Agora pergunto-te, custou-te deixar-me ou eu tornei essa tarefa assim tão fácil? Eu amava-te tanto! Nunca to disse porque acho que amor é uma palavra demasiado forte para se gastar, devemos guarda-la e dize-la apenas no momento certo. Eu ia guardar essa palavra para a noite em que me deixaste. Fiz o teu prato favorito, a tua sobremesa favorita e coloquei o nosso CD. Tinha colocado pétalas sobre a mesa, sobre o chão; acendi todas as velas que tinha e sentei-me à tua espera. Nunca apareceste. Um dia, ia a passar pela rua e vi a tua cara no jornal.
Agora, todos sabem o teu nome, todos conhecem a tua cara, mas ninguém sabe do teu passado. Ontem estava a ver o noticiário e estavas lá a dizer que "Tudo o que tenho conquistei sozinho a muito custo". Engraçado, já te deves ter esquecido da quantidade de castings que te ajudei a preparar, das aulas de dança que te dei, das vezes que estive a teu lado para conseguires um papel. E vez após vez a seres rejeitado estive sempre a teu lado para te mostrar que não precisavas de ficar triste e que te ia ajudar e que tudo ia correr melhor.

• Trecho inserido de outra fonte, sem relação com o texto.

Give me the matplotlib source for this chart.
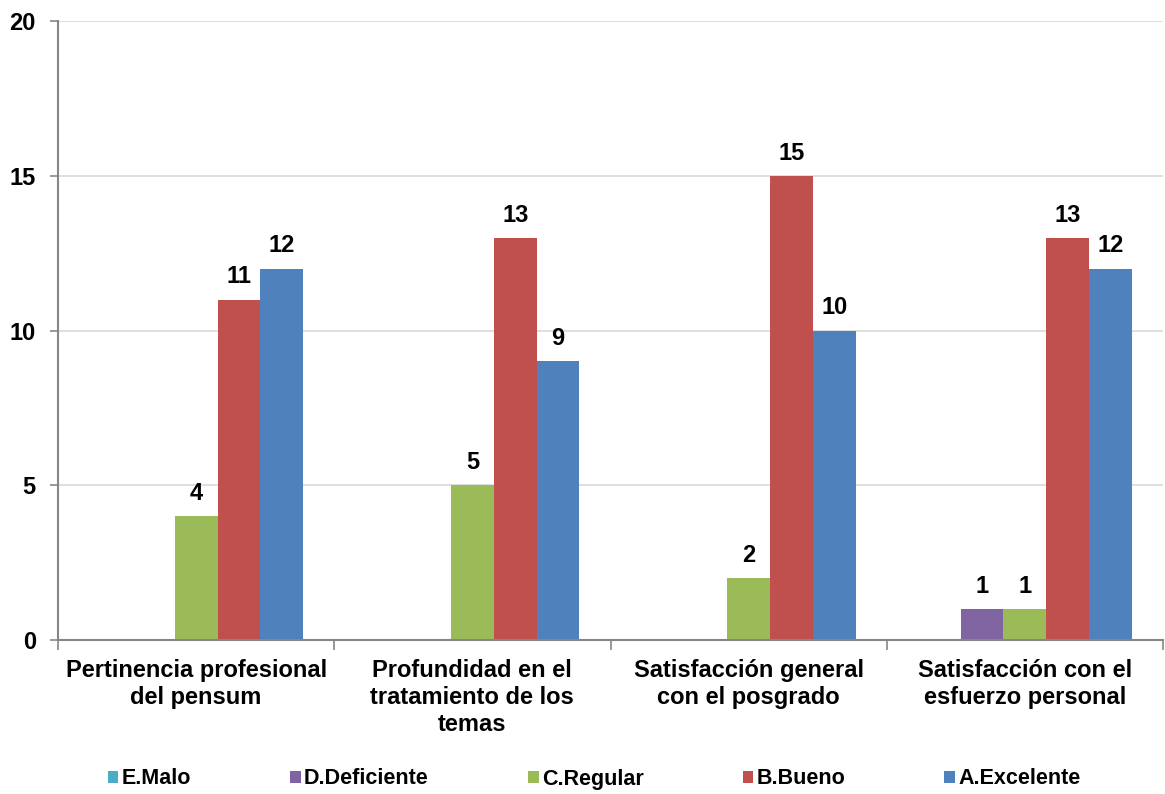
import matplotlib.pyplot as plt
import numpy as np
from matplotlib.patches import Patch

plt.rcParams["font.family"] = ["Liberation Sans", "DejaVu Sans"]

categorias = [
    "Pertinencia profesional\ndel pensum",
    "Profundidad en el\ntratamiento de los\ntemas",
    "Satisfacción general\ncon el posgrado",
    "Satisfacción con el\nesfuerzo personal",
]
series = ["E.Malo", "D.Deficiente", "C.Regular", "B.Bueno", "A.Excelente"]
colores = ["#4BACC6", "#8064A2", "#9BBB59", "#C0504D", "#4F81BD"]

e_malo = [0, 0, 0, 0]
d_deficiente = [0, 0, 0, 1]
c_regular = [4, 5, 2, 1]
b_bueno = [11, 13, 15, 13]
a_excelente = [12, 9, 10, 12]
valores = [e_malo, d_deficiente, c_regular, b_bueno, a_excelente]

fig = plt.figure(figsize=(11.65, 7.94), dpi=100)
ax = fig.add_axes([58 / 1165, 1 - 640 / 794, 1105 / 1165, 619 / 794])

x = np.arange(len(categorias))
ancho = 0.155
for k, (nombre, vals, col) in enumerate(zip(series, valores, colores)):
    pos = x + (k - 2) * ancho
    ax.bar(pos, vals, width=ancho, color=col, edgecolor="none", zorder=2)
    for xi, v in zip(pos, vals):
        if v > 0:
            ax.annotate(str(v), (xi, v), textcoords="offset points",
                        xytext=(0, 8), ha="center", va="bottom",
                        fontsize=17, fontweight="bold")

ax.set_xlim(-0.5, len(categorias) - 0.5)
ax.set_ylim(0, 20)
ax.set_yticks([0, 5, 10, 15, 20])
ax.grid(axis="y", color="#D9D9D9", lw=1.2, zorder=0)
ax.set_axisbelow(True)
for s in ["top", "right"]:
    ax.spines[s].set_visible(False)
for s in ["left", "bottom"]:
    ax.spines[s].set_color("#868686")
    ax.spines[s].set_linewidth(1.5)
ax.tick_params(axis="y", length=6, color="#868686", width=1.2,
               labelsize=17, pad=10)
for lab in ax.get_yticklabels():
    lab.set_fontweight("bold")

# separadores de categoría como ticks menores
ax.set_xticks(np.arange(len(categorias) + 1) - 0.5, minor=True)
ax.set_xticks(x)
ax.set_xticklabels(categorias, fontsize=17, fontweight="bold", linespacing=1.22)
ax.tick_params(axis="x", which="major", length=0, pad=14)
ax.tick_params(axis="x", which="minor", length=7, color="#868686", width=1.2)

handles = [Patch(facecolor=c, label=n) for n, c in zip(series, colores)]
fig.legend(handles=handles, loc="center", bbox_to_anchor=(0.51, 1 - 779 / 794),
           ncol=5, frameon=False, handlelength=0.5, handleheight=0.5,
           handletextpad=0.15, columnspacing=4.6,
           prop={"weight": "bold", "size": 15.5})

fig.savefig("out.png", dpi=100)
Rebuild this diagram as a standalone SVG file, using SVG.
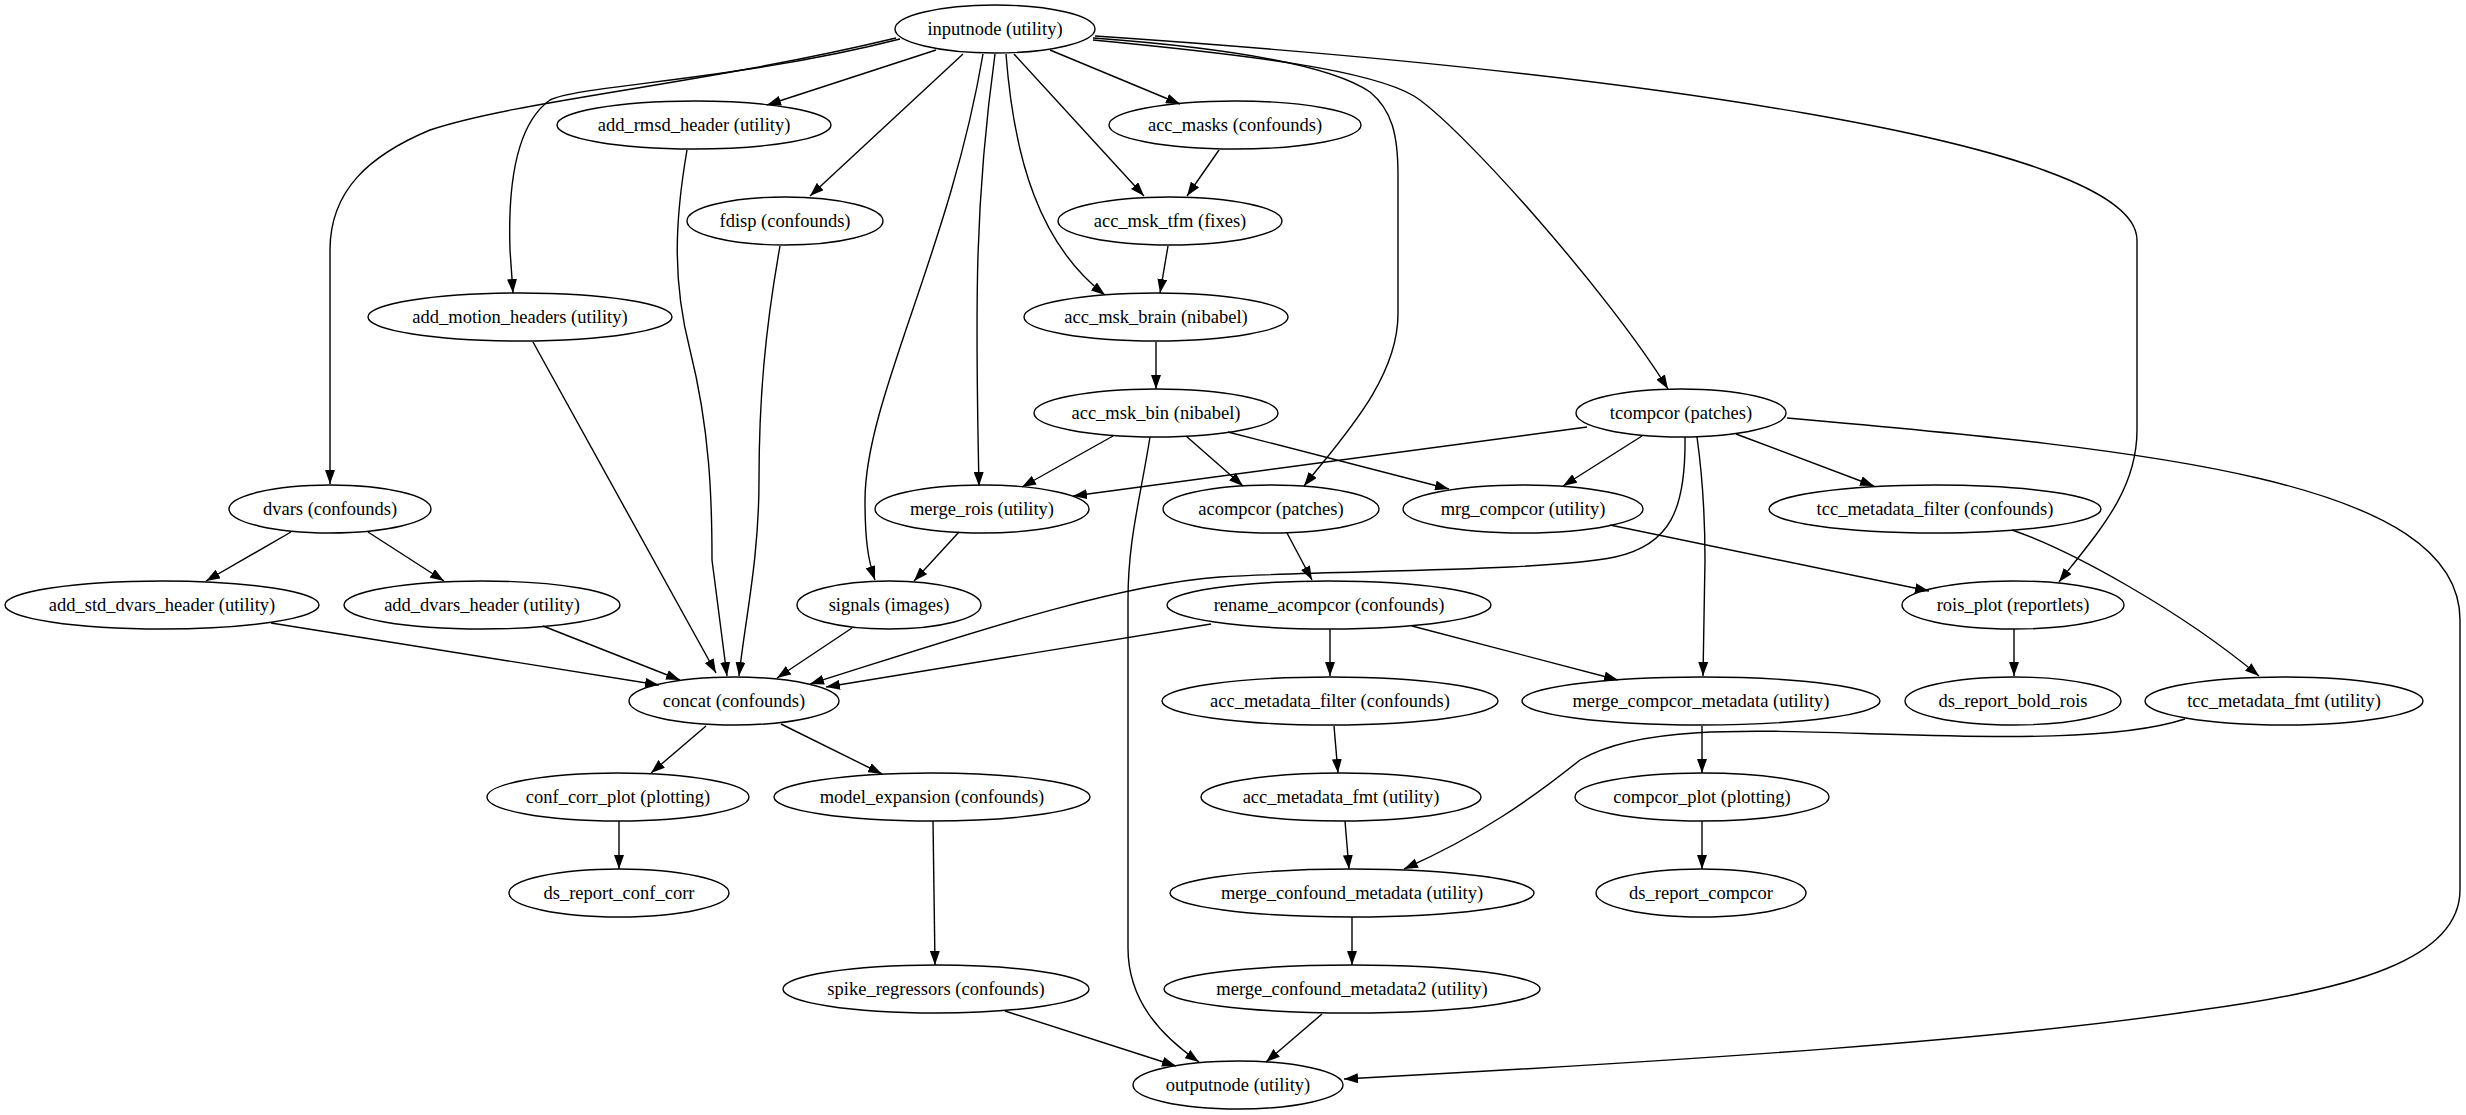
<svg xmlns="http://www.w3.org/2000/svg" width="2466" height="1115" viewBox="0 0 2466 1115">
<style>
.n ellipse{fill:none;stroke:#000;stroke-width:1.4}
.n text{font-family:"Liberation Serif",serif;font-size:18.5px;text-anchor:middle;fill:#000}
#edges path{fill:none;stroke:#000;stroke-width:1.4;marker-end:url(#ah)}
</style>
<defs>
<marker id="ah" markerUnits="userSpaceOnUse" viewBox="0 0 14 10" refX="14" refY="5" markerWidth="14" markerHeight="10" orient="auto">
<path d="M0,0 L14,5 L0,10 z" fill="#000"/>
</marker>
</defs>
<rect width="2466" height="1115" fill="#fff"/>
<g id="edges">
<path d="M936,50 L767,105"/>
<path d="M1050,50 L1180,104"/>
<path d="M963,54 L810,196"/>
<path d="M1014,54 L1144,196"/>
<path d="M1006,54 C1014,160 1040,245 1105,295"/>
<path d="M900,39 C740,80 580,85 550,100 C515,125 508,190 510,250 L513,293"/>
<path d="M896,38 C700,85 520,100 430,130 C370,155 330,190 330,250 L330,484"/>
<path d="M995,54 C975,200 975,300 979,486"/>
<path d="M983,54 C950,250 865,400 865,500 C865,540 868,560 875,580"/>
<path d="M1093,38 C1230,48 1330,65 1370,92 C1392,110 1398,135 1398,175 L1398,314 C1398,380 1340,440 1304,486"/>
<path d="M1093,40 C1250,55 1370,70 1414,96 C1460,125 1608,292 1668,389"/>
<path d="M1095,36 C1600,70 2137,140 2137,240 L2137,430 C2137,490 2100,530 2059,582"/>
<path d="M1219,150 L1187,196"/>
<path d="M1168,246 L1160,293"/>
<path d="M1156,342 L1156,389"/>
<path d="M1113,436 L1022,487"/>
<path d="M1186,436 L1243,486"/>
<path d="M1228,432 L1449,489"/>
<path d="M1150,437 C1140,500 1128,540 1128,600 L1128,948 C1128,1000 1160,1035 1199,1062"/>
<path d="M1587,427 L1073,496"/>
<path d="M1642,436 L1563,486"/>
<path d="M1736,434 L1874,486"/>
<path d="M1685,437 C1686,510 1670,545 1615,557 C1540,572 1330,570 1220,577 C1110,585 950,640 810,684"/>
<path d="M1697,437 C1703,480 1705,520 1705,560 L1703,676"/>
<path d="M1787,418 C2150,450 2460,480 2460,620 L2460,890 C2460,960 2350,990 2200,1010 C2000,1040 1700,1060 1344,1079"/>
<path d="M959,532 L914,581"/>
<path d="M1287,533 L1312,580"/>
<path d="M1610,525 L1929,591"/>
<path d="M2012,530 C2070,550 2180,610 2259,676"/>
<path d="M291,532 L206,581"/>
<path d="M368,532 L444,581"/>
<path d="M271,623 L659,685"/>
<path d="M543,626 L680,680"/>
<path d="M852,628 L777,678"/>
<path d="M1211,624 L826,687"/>
<path d="M1330,629 L1330,676"/>
<path d="M1412,626 L1618,680"/>
<path d="M533,342 L716,673"/>
<path d="M687,150 C675,220 672,280 690,350 C710,430 712,500 712,560 L727,676"/>
<path d="M780,246 C765,330 759,400 759,480 C759,560 745,620 739,676"/>
<path d="M2014,629 L2014,676"/>
<path d="M706,726 L651,773"/>
<path d="M781,724 L882,774"/>
<path d="M1334,726 L1338,773"/>
<path d="M1702,726 L1702,773"/>
<path d="M2185,719 C2120,740 2000,738 1880,734 C1750,730 1640,725 1580,760 C1530,800 1480,835 1404,869"/>
<path d="M1345,821 L1349,869"/>
<path d="M619,821 L619,869"/>
<path d="M1702,821 L1702,869"/>
<path d="M933,821 L935,965"/>
<path d="M1352,917 L1352,965"/>
<path d="M1005,1011 L1176,1066"/>
<path d="M1322,1014 L1266,1062"/>
</g>
<g id="inputnode" class="n"><ellipse cx="995" cy="29" rx="100" ry="24"/><text x="995" y="35">inputnode (utility)</text></g>
<g id="add_rmsd_header" class="n"><ellipse cx="694" cy="125" rx="137" ry="24"/><text x="694" y="131">add_rmsd_header (utility)</text></g>
<g id="acc_masks" class="n"><ellipse cx="1235" cy="125" rx="126" ry="24"/><text x="1235" y="131">acc_masks (confounds)</text></g>
<g id="fdisp" class="n"><ellipse cx="785" cy="221" rx="98" ry="24"/><text x="785" y="227">fdisp (confounds)</text></g>
<g id="acc_msk_tfm" class="n"><ellipse cx="1170" cy="221" rx="112" ry="24"/><text x="1170" y="227">acc_msk_tfm (fixes)</text></g>
<g id="add_motion_headers" class="n"><ellipse cx="520" cy="317" rx="152" ry="24"/><text x="520" y="323">add_motion_headers (utility)</text></g>
<g id="acc_msk_brain" class="n"><ellipse cx="1156" cy="317" rx="132" ry="24"/><text x="1156" y="323">acc_msk_brain (nibabel)</text></g>
<g id="acc_msk_bin" class="n"><ellipse cx="1156" cy="413" rx="122" ry="24"/><text x="1156" y="419">acc_msk_bin (nibabel)</text></g>
<g id="tcompcor" class="n"><ellipse cx="1681" cy="413" rx="105" ry="24"/><text x="1681" y="419">tcompcor (patches)</text></g>
<g id="dvars" class="n"><ellipse cx="330" cy="509" rx="101" ry="24"/><text x="330" y="515">dvars (confounds)</text></g>
<g id="merge_rois" class="n"><ellipse cx="982" cy="509" rx="107" ry="24"/><text x="982" y="515">merge_rois (utility)</text></g>
<g id="acompcor" class="n"><ellipse cx="1271" cy="509" rx="108" ry="24"/><text x="1271" y="515">acompcor (patches)</text></g>
<g id="mrg_compcor" class="n"><ellipse cx="1523" cy="509" rx="120" ry="24"/><text x="1523" y="515">mrg_compcor (utility)</text></g>
<g id="tcc_metadata_filter" class="n"><ellipse cx="1935" cy="509" rx="166" ry="24"/><text x="1935" y="515">tcc_metadata_filter (confounds)</text></g>
<g id="add_std_dvars_header" class="n"><ellipse cx="162" cy="605" rx="157" ry="24"/><text x="162" y="611">add_std_dvars_header (utility)</text></g>
<g id="add_dvars_header" class="n"><ellipse cx="482" cy="605" rx="138" ry="24"/><text x="482" y="611">add_dvars_header (utility)</text></g>
<g id="signals" class="n"><ellipse cx="889" cy="605" rx="92" ry="24"/><text x="889" y="611">signals (images)</text></g>
<g id="rename_acompcor" class="n"><ellipse cx="1329" cy="605" rx="162" ry="24"/><text x="1329" y="611">rename_acompcor (confounds)</text></g>
<g id="rois_plot" class="n"><ellipse cx="2013" cy="605" rx="111" ry="24"/><text x="2013" y="611">rois_plot (reportlets)</text></g>
<g id="concat" class="n"><ellipse cx="734" cy="701" rx="105" ry="24"/><text x="734" y="707">concat (confounds)</text></g>
<g id="acc_metadata_filter" class="n"><ellipse cx="1330" cy="701" rx="168" ry="24"/><text x="1330" y="707">acc_metadata_filter (confounds)</text></g>
<g id="merge_compcor_metadata" class="n"><ellipse cx="1701" cy="701" rx="179" ry="24"/><text x="1701" y="707">merge_compcor_metadata (utility)</text></g>
<g id="ds_report_bold_rois" class="n"><ellipse cx="2013" cy="701" rx="108" ry="24"/><text x="2013" y="707">ds_report_bold_rois</text></g>
<g id="tcc_metadata_fmt" class="n"><ellipse cx="2284" cy="701" rx="139" ry="24"/><text x="2284" y="707">tcc_metadata_fmt (utility)</text></g>
<g id="conf_corr_plot" class="n"><ellipse cx="618" cy="797" rx="131" ry="24"/><text x="618" y="803">conf_corr_plot (plotting)</text></g>
<g id="model_expansion" class="n"><ellipse cx="932" cy="797" rx="158" ry="24"/><text x="932" y="803">model_expansion (confounds)</text></g>
<g id="acc_metadata_fmt" class="n"><ellipse cx="1341" cy="797" rx="140" ry="24"/><text x="1341" y="803">acc_metadata_fmt (utility)</text></g>
<g id="compcor_plot" class="n"><ellipse cx="1702" cy="797" rx="127" ry="24"/><text x="1702" y="803">compcor_plot (plotting)</text></g>
<g id="ds_report_conf_corr" class="n"><ellipse cx="619" cy="893" rx="110" ry="24"/><text x="619" y="899">ds_report_conf_corr</text></g>
<g id="merge_confound_metadata" class="n"><ellipse cx="1352" cy="893" rx="182" ry="24"/><text x="1352" y="899">merge_confound_metadata (utility)</text></g>
<g id="ds_report_compcor" class="n"><ellipse cx="1701" cy="893" rx="105" ry="24"/><text x="1701" y="899">ds_report_compcor</text></g>
<g id="spike_regressors" class="n"><ellipse cx="936" cy="989" rx="153" ry="24"/><text x="936" y="995">spike_regressors (confounds)</text></g>
<g id="merge_confound_metadata2" class="n"><ellipse cx="1352" cy="989" rx="188" ry="24"/><text x="1352" y="995">merge_confound_metadata2 (utility)</text></g>
<g id="outputnode" class="n"><ellipse cx="1238" cy="1085" rx="105" ry="24"/><text x="1238" y="1091">outputnode (utility)</text></g>
</svg>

Quando subi ao palco pela primeira vez, estiveste na última fila quando eu precisava de ti na primeira, todos se levantaram para me aplaudir mas tu nem um sorriso mostraste. Movi terras e montanhas para te arranjar um papel, e quem estava na primeira fila era eu. A primeira a levantar-se fui eu. A primeira a dar-te os parabéns pela tua vitória, fui eu. Eu. Eu e mais ninguém se não EU! Eu amava-te, sabias?
Quando recebeste a proposta de ires para longe, demasiado longe, pensaste em mim? Pensaste no Osmar? Na tua mãe? Pensaste em alguém se não a tua pessoa? Não deves ter pensado, afinal tu és um mero narcisista. Mas sabes uma coisa? A culpada disto tudo sou eu, por me ter iludido, por achar que eras diferente. Ninguém me mandou apaixonar-me por ti. Lutei contra muitas pessoas, remei contra a maré, tudo para poder estar contigo. Lembraste da Mafalda? Deixou de me falar. E tu agradeces-me assim. Está bem, acho que não te posso cobrar nada. Não o vou fazer, não desta vez.
Não sei se algum dia irás receber esta carta, mas se receberes só quero que saibas duas coisas.
1. Destruíste o Osmar.
2. Vou esquecer-te, para sempre e esta é a última vez que irás saber alguma coisa de mim. Eu amava-te, muito. Demasiado. Amanhã vou à missa das onze rezar por ti, afinal de contas para mim estás morto.
Adeus D.
Até nunca.
Beijos com amor.

1 comentário:

Manuela Oliveira disse...

Simplesmente fantástico!!
Um dia ainda vou ver livros teus num escaparate e alguma livraria, e morrer de orgulho!